The mistake is trying to find one pair that solves every context equally. The better move is to buy with clarity and let each route do its job. One strong training pair. One expressive pair. One ring-inspired pair, if that language speaks to you. Wardrobes improve when categories stop pretending every item is universal.
Why wrestling changed the visual language
Wrestling’s contribution to modern leggings style is easy to overlook if you only think of it as sport. It is better understood as performance design under pressure. Gear has to work for movement, but it also has to read fast, project character and survive spectacle. That combination forced wrestling clothing to become visually intelligent in a way many ordinary sports categories never needed to be.
Think about the elements that now appear across statement leggings: mirrored compositions, sharp lines running down the leg, colour blocking that emphasises stance, contrast panels that create speed and shape. None of that arrived by accident. Wrestling refined those ideas because the ring demanded them. Arena lights flatten weak design. Cameras punish ambiguity. The clothes had to become clearer.
That clarity now travels far beyond wrestling itself. It appears in women’s performance fashion, cosplay-inspired activewear and bolder leggings categories that want more than passive appeal. This is one of BillingtonPix’s most credible territories because the brand is not borrowing vaguely from “sporty style.” It is drawing from a specific performance language and translating it into wearable form.
Wrestling did not just influence leggings through attitude. It influenced them through design discipline.
That matters because women’s fashion has often been sold the idea that comfort should make style quieter. Wrestling suggests the opposite. Movement can support drama. Performance can support image. Strong design does not get in the way of motion when it is built properly. It sharpens it.
FAQ
What are the main types of women’s leggings?
The main routes are activewear leggings, fashion leggings and pro wrestling tights. Inside activewear, the most useful sub-categories are gym leggings, yoga leggings and capri leggings. Each serves a different purpose, so the best way to shop is by context first, then by fit and print.
What is the difference between gym leggings and yoga leggings?
Gym leggings are usually chosen for strength sessions, conditioning and more loaded forms of movement, where support and stability matter. Yoga leggings tend to prioritise flexibility, stretch recovery and ease through longer ranges of motion. They can look similar, but they are often selected for different movement patterns and routines.

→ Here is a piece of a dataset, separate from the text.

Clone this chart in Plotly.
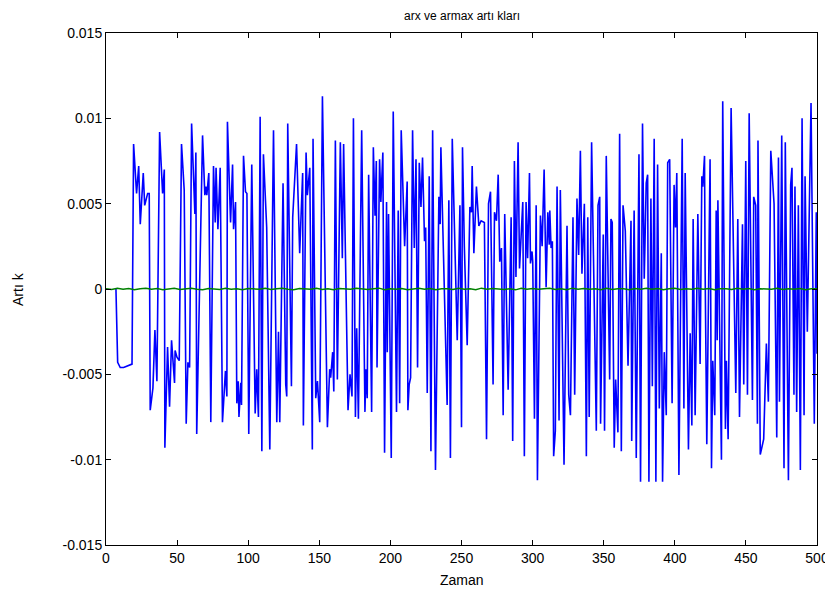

Are fashion leggings and festival leggings the same thing?
Festival leggings are best understood as part of the wider fashion leggings category rather than a separate product type. The same bold, graphic pair can work for event styling, nightlife, statement dressing and festival outfits. Festival is the setting. Fashion leggings are the route.
Can women’s pro wrestling tights be worn outside the ring?
Yes. Women’s pro wrestling tights translate well into training, performance styling, cosplay-adjacent outfits and other statement looks because they combine comfort with stronger visual structure. Their appeal comes from ring-inspired design language, not from the assumption that the wearer is literally heading into a wrestling match.
How do I choose between capri and full-length leggings?
Choose full-length leggings if you want the most versatile option across seasons and activities. Choose capri leggings if you train in warmer conditions, prefer a lighter visual cut, or want a slightly more open feel around the lower leg. The best option depends on climate, movement type and the silhouette you prefer.
Women’s leggings are now too culturally rich and too practically varied to be treated as one flat category. The better view is simpler and sharper at the same time. Start with use. Decide whether you want training performance, fashion-led statement, or ring-inspired structure. Then choose the silhouette that fits the routine. The category makes more sense once you stop asking one pair to do everything.